When business travelers take to the sky again — and costs inevitably creep up — first-class travel is typically the first thing to go, but most people don’t realize that the hotel stay typically costs more. There are way more options for hotels than flights, which means more opportunities for saving. But finding those savings takes time better spent on real problems. Help employees help you by having strong guidance — automated, if possible — on bookings (e.g. preferred airlines or hotels, expected ratings) to shepherd your people toward reasonably economical options. Centralize travel booking responsibilities to one or a few people, depending on scalability. Having experts who know the best options saves time, money and frustration across the organization. Most of all, it circumvents a thousand needlessly tense conversations with the people you depend on.

Give everyone a smart corporate card

Old-school corporate cards had such weak controls they were often seen as a “license to kill [your budget].”  New corporate cards are tightly integrated into the expense management process and dramatically reduce the invisible financial exposure from months of unsubmitted expense reports (which have a way of being submitted right at the worst time).

Additionally, they provide great record keeping, instant compliance and continuous reconciliation.
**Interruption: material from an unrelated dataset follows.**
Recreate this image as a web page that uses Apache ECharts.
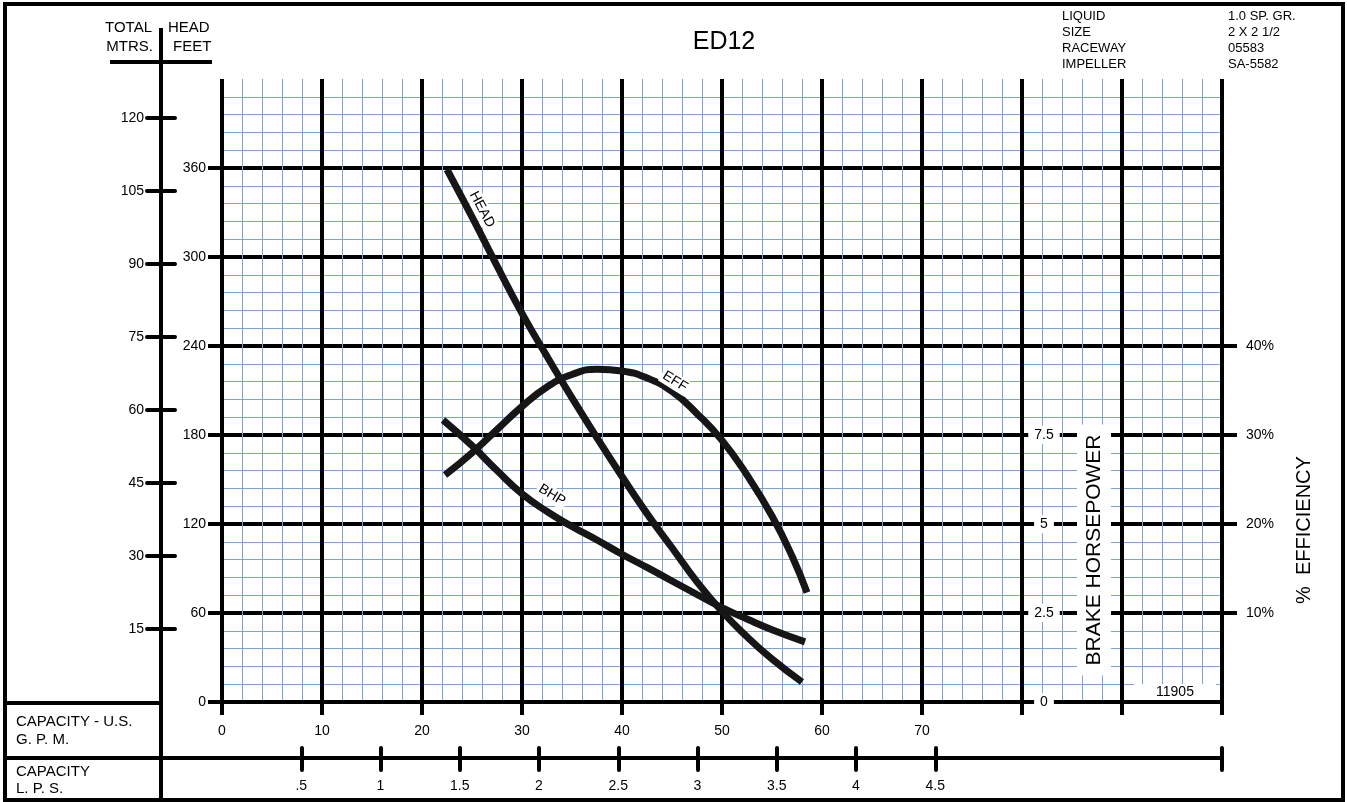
<!DOCTYPE html>
<html>
<head>
<meta charset="utf-8">
<title>ED12</title>
<script src="https://cdn.jsdelivr.net/npm/echarts@6.0.0/dist/echarts.min.js"></script>
<style>
    html, body { margin: 0; padding: 0; background: #fff; }
    #chart { width: 1347px; height: 802px; }
</style>
</head>
<body>
<div id="chart"></div>
<script>
// axis ticks
var gpmLabels = [0, 10, 20, 30, 40, 50, 60, 70];
var lpsTicks = [0.5, 1, 1.5, 2, 2.5, 3, 3.5, 4, 4.5];
var feetTicks = [0, 60, 120, 180, 240, 300, 360];
var mtrTicks = [15, 30, 45, 60, 75, 90, 105, 120];
var bhpTicks = [0, 2.5, 5, 7.5];
var effTicks = [10, 20, 30, 40];

// curves
var headGpm  = [22.5, 25, 27.5, 30, 32.5, 35, 37.5, 40, 42.5, 45, 47.5, 50, 52.5, 55, 58];
var headFeet = [359, 327, 294, 262, 233, 205, 178, 152, 127, 104, 81, 61, 44, 29, 13.5];

var effGpm = [22.3, 25, 27.5, 30, 32.5, 35, 37.5, 40, 42.5, 45, 47.5, 50, 52.5, 55, 57, 58.5];
var effPct = [25.5, 28, 30.6, 33.2, 35.4, 36.8, 37.4, 37.2, 36.4, 34.9, 32.4, 29.4, 25.5, 20.9, 16.4, 12.3];

var bhpGpm = [22.1, 25, 27.5, 30, 32.5, 35, 37.5, 40, 42.5, 45, 47.5, 50, 52.5, 55, 58.3];
var bhpHp  = [7.92, 7.2, 6.5, 5.85, 5.35, 4.93, 4.55, 4.15, 3.78, 3.4, 3.02, 2.65, 2.33, 2.03, 1.69];

var FT_MAX = 420;
var M_MAX = FT_MAX / 3.28084;
var HP_MAX = FT_MAX / 60 * 2.5;   // 2.5 hp per 60 ft division
var EFF_MAX = FT_MAX / 60 * 10;   // 10 % per 60 ft division
var LPS_MAX = 100 * 0.0630902;

var FONT = '"Liberation Sans", Arial, sans-serif';
var BLUE = '#7ba2d9';

function pts(xs, ys) {
    return xs.map(function (x, i) { return [x, ys[i]]; });
}

function curve(name, yIdx, data) {
    return {
        name: name,
        type: 'line',
        xAxisIndex: 0,
        yAxisIndex: yIdx,
        data: data,
        smooth: true,
        symbol: 'none',
        lineStyle: { color: '#161616', width: 7 },
        z: 3
    };
}

function curveLabel(text, yIdx, pos, rot) {
    return {
        type: 'scatter',
        xAxisIndex: 0,
        yAxisIndex: yIdx,
        data: [pos],
        symbolSize: 0,
        itemStyle: { color: '#000', opacity: 1 },
        label: {
            show: true,
            position: 'inside',
            formatter: text,
            rotate: rot,
            color: '#000',
            opacity: 1,
            textBorderWidth: 0,
            fontSize: 14,
            fontFamily: FONT,
            backgroundColor: '#fff',
            padding: [1, 2]
        },
        z: 5
    };
}

function txt(text, x, y, size, align, extra) {
    var el = {
        type: 'text',
        x: x,
        y: y,
        z: 100,
        style: {
            text: text,
            fill: '#000',
            fontSize: size,
            fontFamily: FONT,
            align: align || 'left',
            verticalAlign: 'middle'
        }
    };
    if (extra) {
        for (var k in extra) el.style[k] = extra[k];
    }
    return el;
}

function line(x1, y1, x2, y2) {
    return {
        type: 'line',
        z: 50,
        shape: { x1: x1, y1: y1, x2: x2, y2: y2 },
        style: { stroke: '#000', lineWidth: 4 }
    };
}

var chart = echarts.init(document.getElementById('chart'));

chart.setOption({
    animation: false,
    backgroundColor: '#fff',
    textStyle: { fontFamily: FONT, color: '#000' },
    grid: {
        left: 222, right: 125, top: 79, bottom: 100,
        containLabel: false,
        outerBoundsMode: 'none'
    },
    xAxis: [
        {   // GPM
            type: 'value', position: 'bottom',
            min: 0, max: 100, interval: 10,
            axisLine: { show: true, onZero: false, lineStyle: { color: '#000', width: 4 } },
            axisTick: { show: true, length: 13, lineStyle: { color: '#000', width: 4 } },
            axisLabel: {
                customValues: gpmLabels, margin: 22,
                color: '#000', fontSize: 14, fontFamily: FONT
            },
            splitLine: { show: true, lineStyle: { color: '#000', width: 4 } },
            minorTick: { show: false, splitNumber: 5 },
            minorSplitLine: { show: true, lineStyle: { color: BLUE, width: 1 } }
        },
        {   // L.P.S.
            type: 'value', position: 'bottom', offset: 56,
            min: 0, max: LPS_MAX,
            axisLine: { show: true, onZero: false, lineStyle: { color: '#000', width: 4 } },
            axisTick: {
                show: true, customValues: lpsTicks.concat([LPS_MAX]), length: 12,
                lineStyle: { color: '#000', width: 4, cap: 'round' }
            },
            axisLabel: {
                customValues: lpsTicks, margin: 21,
                color: '#000', fontSize: 14, fontFamily: FONT,
                formatter: function (v) { return String(v).replace(/^0\./, '.'); }
            },
            splitLine: { show: false }
        },
        {   // L.P.S. ticks above the line
            type: 'value', position: 'bottom', offset: 56,
            min: 0, max: LPS_MAX,
            axisLine: { show: false, onZero: false },
            axisTick: {
                show: true, inside: true, customValues: lpsTicks.concat([LPS_MAX]), length: 10,
                lineStyle: { color: '#000', width: 4, cap: 'round' }
            },
            axisLabel: { show: false },
            splitLine: { show: false }
        }
    ],
    yAxis: [
        {   // head, feet
            type: 'value', position: 'left',
            min: 0, max: FT_MAX, interval: 60,
            axisLine: { show: false, onZero: false },
            axisTick: { show: true, customValues: feetTicks, length: 14, lineStyle: { color: '#000', width: 4 } },
            axisLabel: {
                customValues: feetTicks, margin: 16,
                color: '#000', fontSize: 14, fontFamily: FONT
            },
            splitLine: { show: true, lineStyle: { color: '#000', width: 4 } },
            minorTick: { show: false, splitNumber: 5 },
            minorSplitLine: { show: true, lineStyle: { color: BLUE, width: 1 } }
        },
        {   // head, metres
            type: 'value', position: 'left', offset: 61,
            min: 0, max: M_MAX,
            axisLine: { show: false, onZero: false },
            axisTick: {
                show: true, customValues: mtrTicks, length: 14,
                lineStyle: { color: '#000', width: 4, cap: 'round' }
            },
            axisLabel: {
                customValues: mtrTicks, margin: 17,
                color: '#000', fontSize: 14, fontFamily: FONT
            },
            splitLine: { show: false }
        },
        {   // metres, ticks on the inner side
            type: 'value', position: 'left', offset: 61,
            min: 0, max: M_MAX,
            axisLine: { show: false, onZero: false },
            axisTick: {
                show: true, inside: true, customValues: mtrTicks, length: 14,
                lineStyle: { color: '#000', width: 4, cap: 'round' }
            },
            axisLabel: { show: false },
            splitLine: { show: false }
        },
        {   // brake horsepower
            type: 'value', position: 'right', offset: -200,
            min: 0, max: HP_MAX,
            z: 10,
            axisLine: { show: false, onZero: false },
            axisTick: { show: false },
            axisLabel: {
                customValues: bhpTicks, margin: 22, align: 'center',
                color: '#000', fontSize: 14, fontFamily: FONT,
                backgroundColor: '#fff', padding: [2, 6]
            },
            splitLine: { show: false }
        },
        {   // efficiency
            type: 'value', position: 'right',
            min: 0, max: EFF_MAX,
            axisLine: { show: false, onZero: false },
            axisTick: { show: true, customValues: effTicks, length: 15, lineStyle: { color: '#000', width: 4 } },
            axisLabel: {
                customValues: effTicks, margin: 24, formatter: '{value}%',
                color: '#000', fontSize: 14, fontFamily: FONT
            },
            splitLine: { show: false }
        }
    ],
    series: [
        curve('HEAD', 0, pts(headGpm, headFeet)),
        curve('EFF', 4, pts(effGpm, effPct)),
        curve('BHP', 3, pts(bhpGpm, bhpHp)),
        curveLabel('HEAD', 0, [26.0, 332], -62),
        curveLabel('EFF', 4, [45.3, 36.0], -32),
        curveLabel('BHP', 3, [33.0, 5.81], -31)
    ],
    graphic: [
        { type: 'rect', z: 50, shape: { x: 5, y: 4, width: 1338, height: 796 },
          style: { fill: null, stroke: '#000', lineWidth: 4 } },
        line(161, 28, 161, 800),
        line(110, 62, 212, 62),
        line(5, 703, 161, 703),
        line(5, 758, 222, 758),

        txt('TOTAL', 152, 28, 15, 'right'),
        txt('HEAD', 168, 28, 15, 'left'),
        txt('MTRS.', 153, 47, 15, 'right'),
        txt('FEET', 173, 47, 15, 'left'),

        txt('ED12', 724, 42, 25, 'center'),

        txt('LIQUID', 1062, 16, 13),
        txt('SIZE', 1062, 32, 13),
        txt('RACEWAY', 1062, 48, 13),
        txt('IMPELLER', 1062, 64, 13),
        txt('1.0 SP. GR.', 1228, 16, 13),
        txt('2 X 2 1/2', 1228, 32, 13),
        txt('05583', 1228, 48, 13),
        txt('SA-5582', 1228, 64, 13),

        txt('CAPACITY - U.S.', 16, 722, 15),
        txt('G. P. M.', 16, 740, 15),
        txt('CAPACITY', 16, 772, 15),
        txt('L. P. S.', 16, 789, 15),

        txt('11905', 1175, 692, 14, 'center', { backgroundColor: '#fff', padding: [1, 22] }),

        (function () {
            var t = txt('BRAKE HORSEPOWER', 1094, 550, 21, 'center',
                { backgroundColor: '#fff', padding: [7, 10, 6, 10] });
            t.rotation = Math.PI / 2;
            return t;
        })(),
        (function () {
            var t = txt('%  EFFICIENCY', 1304, 530, 20, 'center');
            t.rotation = Math.PI / 2;
            return t;
        })()
    ]
});
</script>
</body>
</html>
The real savings of rolling out a modern program at a midsize company isn’t measured in dollars saved but headcount freed up to work on higher-value tasks. Don’t fool yourself into thinking that making your employees submit for reimbursement gives you control: it just magnifies your risk, increases everyone’s workload and pisses off your best people who realize you are just forcing them to give you a zero-interest loan they pay credit card interest on. Hand out corporate cards like candy — $100 will cover most individual expenses — and sleep better knowing this is taken care of. 

Be honest about what really matters

Little things make a big difference: good snacks and good coffee are absolutely necessary for a productive and enjoyable workplace. Cut your own salary before you get rid of those. Proper ergonomic chairs and desks are also essential — the literal tools of today’s trade. 

At the end of the day, no amount of “perks” will compensate for a fundamentally bad work environment. The best way to save money is to hire the fewest number of the best, most trusted people you can find, equip them with the best tools and then watch them actually enjoy the challenge of the work itself. Because headcount is your only real expense — the one expense you can’t delay payment on. Don’t miss the forest by squeezing the trees: generously pay the smallest team you can tolerate, and view hiring less like basketball and more like golf: WhatsApp only had 79 employees when they sold for $12 billion, why do you need more?

And if the time to trim down comes, carefully consider what each expense in the column actually does for your employees and how they work. Great people don’t come cheap, but they come way, way cheaper than the management overhead of a fundamentally unsatisfied team with constant turnover.